Storing Imitation Crab Meat

Properly stored, imitation crab meat will last 1 week to 1 year depending on type:

  • Fresh: Store fresh imitation crab meat tightly wrapped in the fridge for 5-7 days.
  • Frozen: Frozen imitation crab meat, if kept frozen at 0°F, will last 10-12 months. Thaw overnight in the fridge before using.
  • Canned: Unopened canned imitation crab meat has a 1 year shelf life from the date on the can. Refrigerate opened cans and use within 4-5 days.

Signs that imitation crab has gone bad include mold, sliminess, foul odors, or very unnatural neon red coloring. Discard imitation crab meat immediately if it has developed any signs of spoilage.

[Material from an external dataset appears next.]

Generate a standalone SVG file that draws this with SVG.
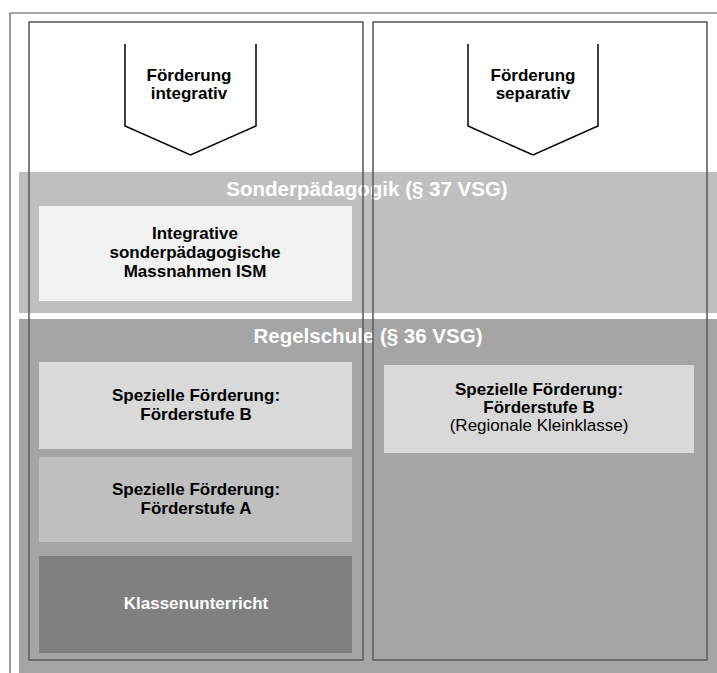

Enjoy imitation crab meat heated in your favorite recipes or chilled in cold seafood appetizers and salads. With its pre-cooked convenience, versatility, and affordability, imitation crab is here to stay as a popular ingredient in home kitchens and restaurants alike.

Frequently Asked Questions

What is imitation crab meat made of?

Imitation crab meat, or surimi, is made from minced white fish like pollock or cod that has been mixed with starch, egg white, sugar, crab flavoring, and dyes like carmine. No real crab is used.

Is imitation crab meat healthy?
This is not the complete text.